Under this line sits a listing. Repeat exactly and only its lines from the one holding "Clone this chart in matplotlib." through the one holding "ax = fig.add_axes([0.1293, 0.1488, 0.8384, 0.8264])"; skip pictures.

• [Dataset rows]:
★ ★ ★ ★
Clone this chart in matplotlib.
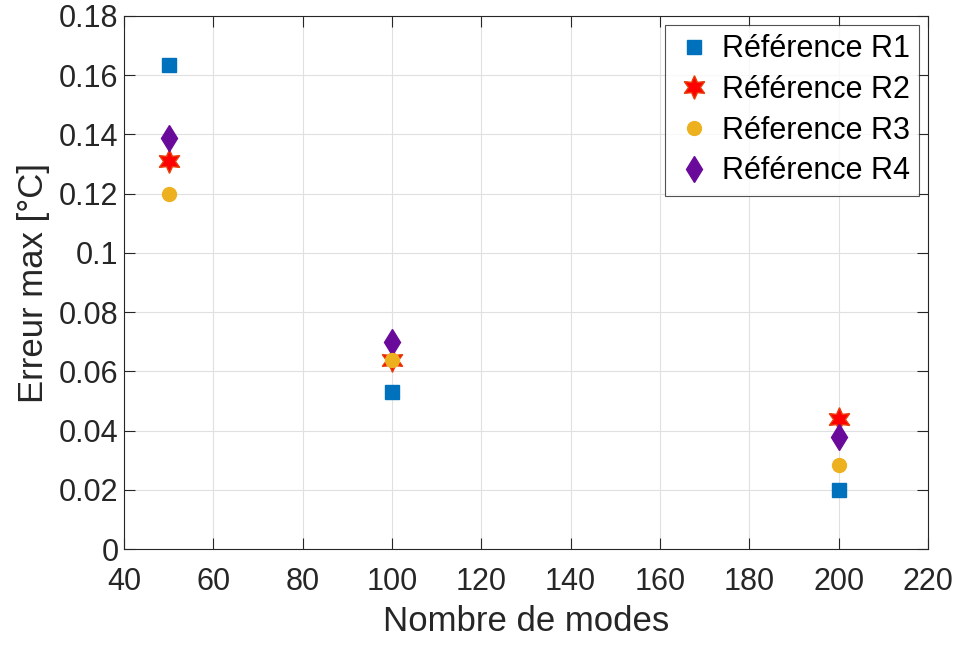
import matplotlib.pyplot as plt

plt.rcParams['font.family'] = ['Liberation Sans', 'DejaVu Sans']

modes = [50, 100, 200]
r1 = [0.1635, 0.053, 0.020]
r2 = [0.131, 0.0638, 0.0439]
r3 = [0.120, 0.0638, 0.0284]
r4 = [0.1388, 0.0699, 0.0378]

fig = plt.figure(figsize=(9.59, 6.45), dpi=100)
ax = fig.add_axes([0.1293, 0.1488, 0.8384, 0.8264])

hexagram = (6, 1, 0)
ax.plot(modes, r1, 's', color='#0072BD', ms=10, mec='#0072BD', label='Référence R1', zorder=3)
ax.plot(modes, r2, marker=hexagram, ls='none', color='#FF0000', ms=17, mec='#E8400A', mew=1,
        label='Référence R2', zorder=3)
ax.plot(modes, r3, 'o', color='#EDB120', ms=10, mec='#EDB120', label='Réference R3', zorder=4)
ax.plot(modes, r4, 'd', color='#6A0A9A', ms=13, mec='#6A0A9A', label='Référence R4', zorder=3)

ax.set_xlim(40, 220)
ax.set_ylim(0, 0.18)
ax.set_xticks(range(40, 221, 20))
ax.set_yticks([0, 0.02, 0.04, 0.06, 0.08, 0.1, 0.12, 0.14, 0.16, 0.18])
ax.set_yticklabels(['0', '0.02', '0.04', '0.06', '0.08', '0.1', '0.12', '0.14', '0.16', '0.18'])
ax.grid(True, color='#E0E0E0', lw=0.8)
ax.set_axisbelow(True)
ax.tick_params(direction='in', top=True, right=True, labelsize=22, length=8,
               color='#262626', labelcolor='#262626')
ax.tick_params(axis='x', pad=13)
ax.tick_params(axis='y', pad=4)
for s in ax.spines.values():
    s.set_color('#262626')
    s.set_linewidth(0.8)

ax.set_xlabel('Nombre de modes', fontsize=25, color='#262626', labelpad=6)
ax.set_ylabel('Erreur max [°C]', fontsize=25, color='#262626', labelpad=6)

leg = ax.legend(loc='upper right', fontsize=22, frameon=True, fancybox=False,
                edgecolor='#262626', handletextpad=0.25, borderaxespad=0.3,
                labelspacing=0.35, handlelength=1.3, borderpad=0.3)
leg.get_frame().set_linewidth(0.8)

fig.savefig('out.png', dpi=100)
★ ★ ★ ★
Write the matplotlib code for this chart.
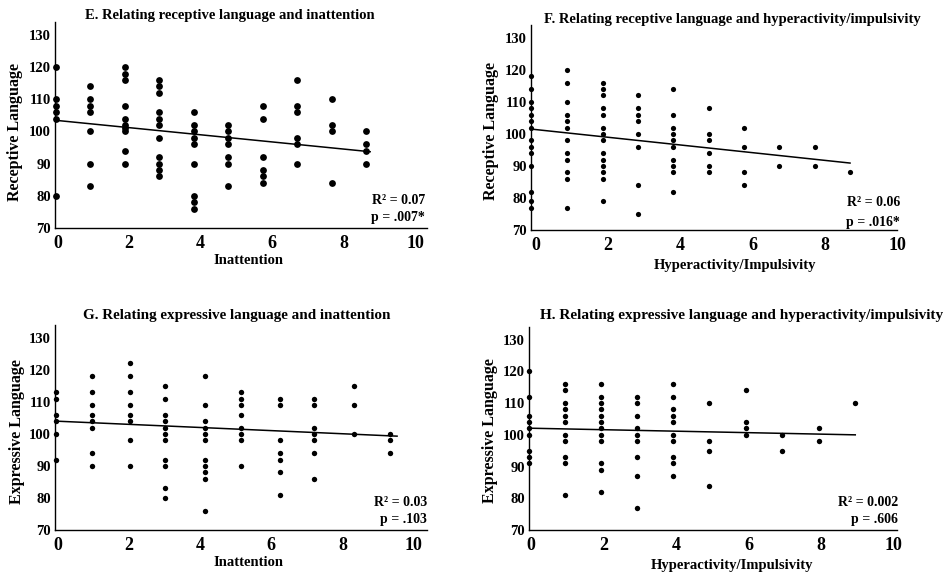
★ ★ ★ ★
• [Exercise solution]:
Clone this chart in matplotlib.
import matplotlib.pyplot as plt

plt.rcParams['font.family'] = ['Liberation Sans', 'DejaVu Sans']

modes = [50, 100, 200]
r1 = [0.1635, 0.053, 0.020]
r2 = [0.131, 0.0638, 0.0439]
r3 = [0.120, 0.0638, 0.0284]
r4 = [0.1388, 0.0699, 0.0378]

fig = plt.figure(figsize=(9.59, 6.45), dpi=100)
ax = fig.add_axes([0.1293, 0.1488, 0.8384, 0.8264])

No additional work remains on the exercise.